Print the entries below word for word; the pictures stay out of your copy.

(Collected data entries)

============

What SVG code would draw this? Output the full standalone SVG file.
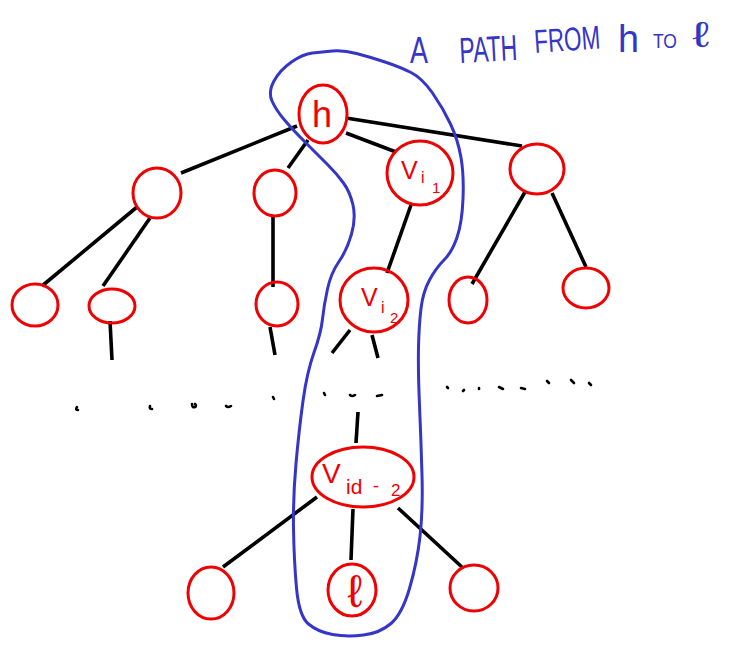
<svg xmlns="http://www.w3.org/2000/svg" width="731" height="647" viewBox="0 0 731 647">
<style>
.edge{stroke:#000;stroke-width:3.6;stroke-linecap:butt;fill:none}
.node{stroke:#f00000;stroke-width:3;fill:none}
.lbl{fill:#f00000;font-family:"Liberation Sans","DejaVu Sans",sans-serif}
.dot{stroke:#000;stroke-width:2.6;stroke-linecap:round;fill:none}
.loop{stroke:#3535c8;stroke-width:3;fill:none;stroke-linejoin:round}
.ttl{fill:#3535c8;font-family:"Liberation Sans","DejaVu Sans",sans-serif}
</style>
<rect width="731" height="647" fill="#fff"/>
<g id="connectors">
<path class="edge" d="M297,126 L181,173"/>
<path class="edge" d="M308,140 L288,168"/>
<path class="edge" d="M346,133 L396,152"/>
<path class="edge" d="M346,118 L522,146"/>
<path class="edge" d="M137,207 L42,286"/>
<path class="edge" d="M150,218 L103,286"/>
<path class="edge" d="M110,321 L112,360"/>
<path class="edge" d="M273,217 L273,287"/>
<path class="edge" d="M270,327 L275,355"/>
<path class="edge" d="M411,205 L387,273"/>
<path class="edge" d="M350,330 L332,353"/>
<path class="edge" d="M372,335 L378,358"/>
<path class="edge" d="M525,192 L472,284"/>
<path class="edge" d="M552,193 L586,267"/>
<path class="edge" d="M358,412 L356,443"/>
<path class="edge" d="M317,497 L223,567"/>
<path class="edge" d="M353,509 L351,560"/>
<path class="edge" d="M398,508 L463,568"/>
</g>
<g id="dots">
<path class="dot" d="M77,407 q-2,3 1,3"/>
<path class="dot" d="M150,406 q-1,3 2,3"/>
<path class="dot" d="M192,404 q0,4 3,3 q2,-1 0,-3"/>
<path class="dot" d="M226,406 q2,2 5,0"/>
<path class="dot" d="M273,397 l1,2"/>
<path class="dot" d="M324,393 l1,2"/>
<path class="dot" d="M350,395 q2,2 5,0"/>
<path class="dot" d="M377,396 l5,-1"/>
<path class="dot" d="M447,387 l1,1"/>
<path class="dot" d="M463,391 l1,-1"/>
<path class="dot" d="M479,388 l0,1"/>
<path class="dot" d="M499,387 l4,2"/>
<path class="dot" d="M521,388 l4,1"/>
<path class="dot" d="M547,381 l2,2"/>
<path class="dot" d="M571,380 l3,3"/>
<path class="dot" d="M589,383 l2,2"/>
</g>
<g id="n_h">
<ellipse class="node" cx="323" cy="114" rx="24" ry="29"/>
<text class="lbl" x="322" y="127" font-size="36" text-anchor="middle">h</text>
</g>
<g id="n_vi1">
<ellipse class="node" cx="420" cy="173" rx="33" ry="32"/>
<text class="lbl" x="401" y="179" font-size="25">V</text>
<text class="lbl" x="421" y="183" font-size="16">i</text>
<text class="lbl" x="432" y="193" font-size="15">1</text>
</g>
<g id="n_r">
<ellipse class="node" cx="537" cy="169" rx="27" ry="25"/>
</g>
<g id="n_a">
<ellipse class="node" cx="157" cy="193" rx="24" ry="25"/>
</g>
<g id="n_b">
<ellipse class="node" cx="275" cy="193" rx="21" ry="23"/>
</g>
<g id="n_ll">
<ellipse class="node" cx="35" cy="305" rx="23" ry="21"/>
</g>
<g id="n_lr">
<ellipse class="node" cx="112" cy="306" rx="23" ry="17"/>
</g>
<g id="n_lb">
<ellipse class="node" cx="277" cy="304" rx="21" ry="22"/>
</g>
<g id="n_vi2">
<ellipse class="node" cx="374" cy="300" rx="34" ry="32"/>
<text class="lbl" x="361" y="306" font-size="25">V</text>
<text class="lbl" x="381" y="313" font-size="16">i</text>
<text class="lbl" x="390" y="323" font-size="15">2</text>
</g>
<g id="n_rl">
<ellipse class="node" cx="468" cy="300" rx="19" ry="23"/>
</g>
<g id="n_rr">
<ellipse class="node" cx="586" cy="288" rx="23" ry="20"/>
</g>
<g id="n_vid2">
<ellipse class="node" cx="363" cy="477" rx="51" ry="30"/>
<text class="lbl" x="322" y="483" font-size="28">V</text>
<text class="lbl" x="346" y="494" font-size="21">id</text>
<text class="lbl" x="373" y="492" font-size="18">-</text>
<text class="lbl" x="391" y="496" font-size="17">2</text>
</g>
<g id="n_l">
<ellipse class="node" cx="352" cy="590" rx="24" ry="26"/>
<text class="lbl" x="355" y="607" font-size="46" text-anchor="middle">ℓ</text>
</g>
<g id="n_bl">
<ellipse class="node" cx="211" cy="593" rx="23" ry="26"/>
</g>
<g id="n_br">
<ellipse class="node" cx="474" cy="588" rx="24" ry="23"/>
</g>
<g id="path_loop">
<path class="loop" d="M272,101 Q268,92 274,81 Q280,70 291.5,62 Q303,54 312.5,53 Q322,52 332.5,51 Q343,50 356.5,53.5 Q370,57 385,62 Q400,67 411,72.5 Q422,78 432.5,93 Q443,108 450.5,124 Q458,140 461,157.5 Q464,175 463,199 Q462,223 457,237.5 Q452,252 444,260 Q436,268 429.5,280 Q423,292 421,308.5 Q419,325 418.5,347.5 Q418,370 419.5,405 Q421,440 422,475 Q423,510 420,536.5 Q417,563 409.5,588.5 Q402,614 391,623.5 Q380,633 363.5,635 Q347,637 332.5,634.5 Q318,632 308.5,624 Q299,616 296.5,588 Q294,560 293.5,528.5 Q293,497 296,463.5 Q299,430 303,401 Q307,372 314,352.5 Q321,333 322.5,319 Q324,305 327.5,289 Q331,273 339,261.5 Q347,250 351.5,234 Q356,218 353,205 Q350,192 343.5,183 Q337,174 327.5,164.5 Q318,155 305.5,142.5 Q293,130 284.5,120 Q276,110 272,101 Z"/>
</g>
<g id="title">
<text class="ttl" x="410" y="63" font-size="36" textLength="18" lengthAdjust="spacingAndGlyphs">A</text>
<text class="ttl" x="460" y="63" font-size="36" textLength="58" lengthAdjust="spacingAndGlyphs" transform="rotate(-3 460 63)">PATH</text>
<text class="ttl" x="535" y="53" font-size="33" textLength="66" lengthAdjust="spacingAndGlyphs" transform="rotate(-4 535 53)">FROM</text>
<text class="ttl" x="618" y="52" font-size="38" textLength="21" lengthAdjust="spacingAndGlyphs">h</text>
<text class="ttl" x="653" y="48" font-size="21" textLength="24" lengthAdjust="spacingAndGlyphs">TO</text>
<text class="ttl" x="692" y="47" font-size="36" textLength="17" lengthAdjust="spacingAndGlyphs">ℓ</text>
</g>
</svg>
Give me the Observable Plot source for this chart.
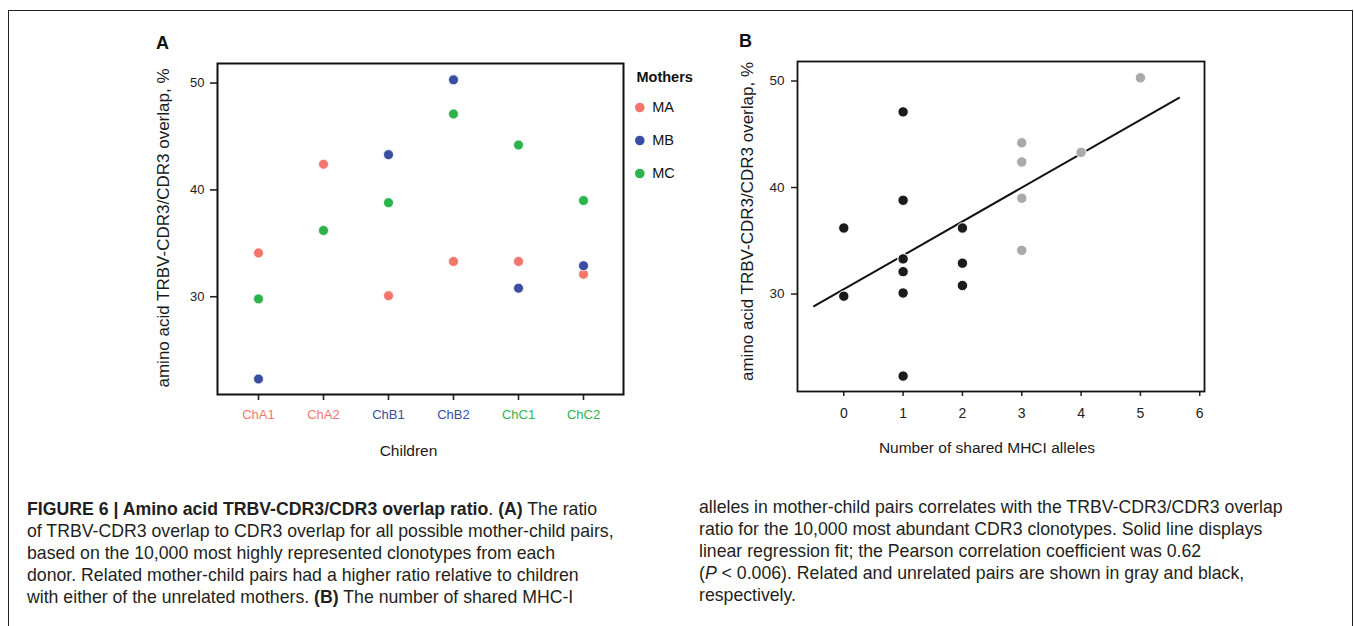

============

**THE OUTPUT:**
What SVG code would draw this? Output the full standalone SVG file.
<svg xmlns="http://www.w3.org/2000/svg" width="731" height="647" viewBox="0 0 731 647">
<style>
.edge{stroke:#000;stroke-width:3.6;stroke-linecap:butt;fill:none}
.node{stroke:#f00000;stroke-width:3;fill:none}
.lbl{fill:#f00000;font-family:"Liberation Sans","DejaVu Sans",sans-serif}
.dot{stroke:#000;stroke-width:2.6;stroke-linecap:round;fill:none}
.loop{stroke:#3535c8;stroke-width:3;fill:none;stroke-linejoin:round}
.ttl{fill:#3535c8;font-family:"Liberation Sans","DejaVu Sans",sans-serif}
</style>
<rect width="731" height="647" fill="#fff"/>
<g id="connectors">
<path class="edge" d="M297,126 L181,173"/>
<path class="edge" d="M308,140 L288,168"/>
<path class="edge" d="M346,133 L396,152"/>
<path class="edge" d="M346,118 L522,146"/>
<path class="edge" d="M137,207 L42,286"/>
<path class="edge" d="M150,218 L103,286"/>
<path class="edge" d="M110,321 L112,360"/>
<path class="edge" d="M273,217 L273,287"/>
<path class="edge" d="M270,327 L275,355"/>
<path class="edge" d="M411,205 L387,273"/>
<path class="edge" d="M350,330 L332,353"/>
<path class="edge" d="M372,335 L378,358"/>
<path class="edge" d="M525,192 L472,284"/>
<path class="edge" d="M552,193 L586,267"/>
<path class="edge" d="M358,412 L356,443"/>
<path class="edge" d="M317,497 L223,567"/>
<path class="edge" d="M353,509 L351,560"/>
<path class="edge" d="M398,508 L463,568"/>
</g>
<g id="dots">
<path class="dot" d="M77,407 q-2,3 1,3"/>
<path class="dot" d="M150,406 q-1,3 2,3"/>
<path class="dot" d="M192,404 q0,4 3,3 q2,-1 0,-3"/>
<path class="dot" d="M226,406 q2,2 5,0"/>
<path class="dot" d="M273,397 l1,2"/>
<path class="dot" d="M324,393 l1,2"/>
<path class="dot" d="M350,395 q2,2 5,0"/>
<path class="dot" d="M377,396 l5,-1"/>
<path class="dot" d="M447,387 l1,1"/>
<path class="dot" d="M463,391 l1,-1"/>
<path class="dot" d="M479,388 l0,1"/>
<path class="dot" d="M499,387 l4,2"/>
<path class="dot" d="M521,388 l4,1"/>
<path class="dot" d="M547,381 l2,2"/>
<path class="dot" d="M571,380 l3,3"/>
<path class="dot" d="M589,383 l2,2"/>
</g>
<g id="n_h">
<ellipse class="node" cx="323" cy="114" rx="24" ry="29"/>
<text class="lbl" x="322" y="127" font-size="36" text-anchor="middle">h</text>
</g>
<g id="n_vi1">
<ellipse class="node" cx="420" cy="173" rx="33" ry="32"/>
<text class="lbl" x="401" y="179" font-size="25">V</text>
<text class="lbl" x="421" y="183" font-size="16">i</text>
<text class="lbl" x="432" y="193" font-size="15">1</text>
</g>
<g id="n_r">
<ellipse class="node" cx="537" cy="169" rx="27" ry="25"/>
</g>
<g id="n_a">
<ellipse class="node" cx="157" cy="193" rx="24" ry="25"/>
</g>
<g id="n_b">
<ellipse class="node" cx="275" cy="193" rx="21" ry="23"/>
</g>
<g id="n_ll">
<ellipse class="node" cx="35" cy="305" rx="23" ry="21"/>
</g>
<g id="n_lr">
<ellipse class="node" cx="112" cy="306" rx="23" ry="17"/>
</g>
<g id="n_lb">
<ellipse class="node" cx="277" cy="304" rx="21" ry="22"/>
</g>
<g id="n_vi2">
<ellipse class="node" cx="374" cy="300" rx="34" ry="32"/>
<text class="lbl" x="361" y="306" font-size="25">V</text>
<text class="lbl" x="381" y="313" font-size="16">i</text>
<text class="lbl" x="390" y="323" font-size="15">2</text>
</g>
<g id="n_rl">
<ellipse class="node" cx="468" cy="300" rx="19" ry="23"/>
</g>
<g id="n_rr">
<ellipse class="node" cx="586" cy="288" rx="23" ry="20"/>
</g>
<g id="n_vid2">
<ellipse class="node" cx="363" cy="477" rx="51" ry="30"/>
<text class="lbl" x="322" y="483" font-size="28">V</text>
<text class="lbl" x="346" y="494" font-size="21">id</text>
<text class="lbl" x="373" y="492" font-size="18">-</text>
<text class="lbl" x="391" y="496" font-size="17">2</text>
</g>
<g id="n_l">
<ellipse class="node" cx="352" cy="590" rx="24" ry="26"/>
<text class="lbl" x="355" y="607" font-size="46" text-anchor="middle">ℓ</text>
</g>
<g id="n_bl">
<ellipse class="node" cx="211" cy="593" rx="23" ry="26"/>
</g>
<g id="n_br">
<ellipse class="node" cx="474" cy="588" rx="24" ry="23"/>
</g>
<g id="path_loop">
<path class="loop" d="M272,101 Q268,92 274,81 Q280,70 291.5,62 Q303,54 312.5,53 Q322,52 332.5,51 Q343,50 356.5,53.5 Q370,57 385,62 Q400,67 411,72.5 Q422,78 432.5,93 Q443,108 450.5,124 Q458,140 461,157.5 Q464,175 463,199 Q462,223 457,237.5 Q452,252 444,260 Q436,268 429.5,280 Q423,292 421,308.5 Q419,325 418.5,347.5 Q418,370 419.5,405 Q421,440 422,475 Q423,510 420,536.5 Q417,563 409.5,588.5 Q402,614 391,623.5 Q380,633 363.5,635 Q347,637 332.5,634.5 Q318,632 308.5,624 Q299,616 296.5,588 Q294,560 293.5,528.5 Q293,497 296,463.5 Q299,430 303,401 Q307,372 314,352.5 Q321,333 322.5,319 Q324,305 327.5,289 Q331,273 339,261.5 Q347,250 351.5,234 Q356,218 353,205 Q350,192 343.5,183 Q337,174 327.5,164.5 Q318,155 305.5,142.5 Q293,130 284.5,120 Q276,110 272,101 Z"/>
</g>
<g id="title">
<text class="ttl" x="410" y="63" font-size="36" textLength="18" lengthAdjust="spacingAndGlyphs">A</text>
<text class="ttl" x="460" y="63" font-size="36" textLength="58" lengthAdjust="spacingAndGlyphs" transform="rotate(-3 460 63)">PATH</text>
<text class="ttl" x="535" y="53" font-size="33" textLength="66" lengthAdjust="spacingAndGlyphs" transform="rotate(-4 535 53)">FROM</text>
<text class="ttl" x="618" y="52" font-size="38" textLength="21" lengthAdjust="spacingAndGlyphs">h</text>
<text class="ttl" x="653" y="48" font-size="21" textLength="24" lengthAdjust="spacingAndGlyphs">TO</text>
<text class="ttl" x="692" y="47" font-size="36" textLength="17" lengthAdjust="spacingAndGlyphs">ℓ</text>
</g>
</svg>
Give me the Observable Plot source for this chart.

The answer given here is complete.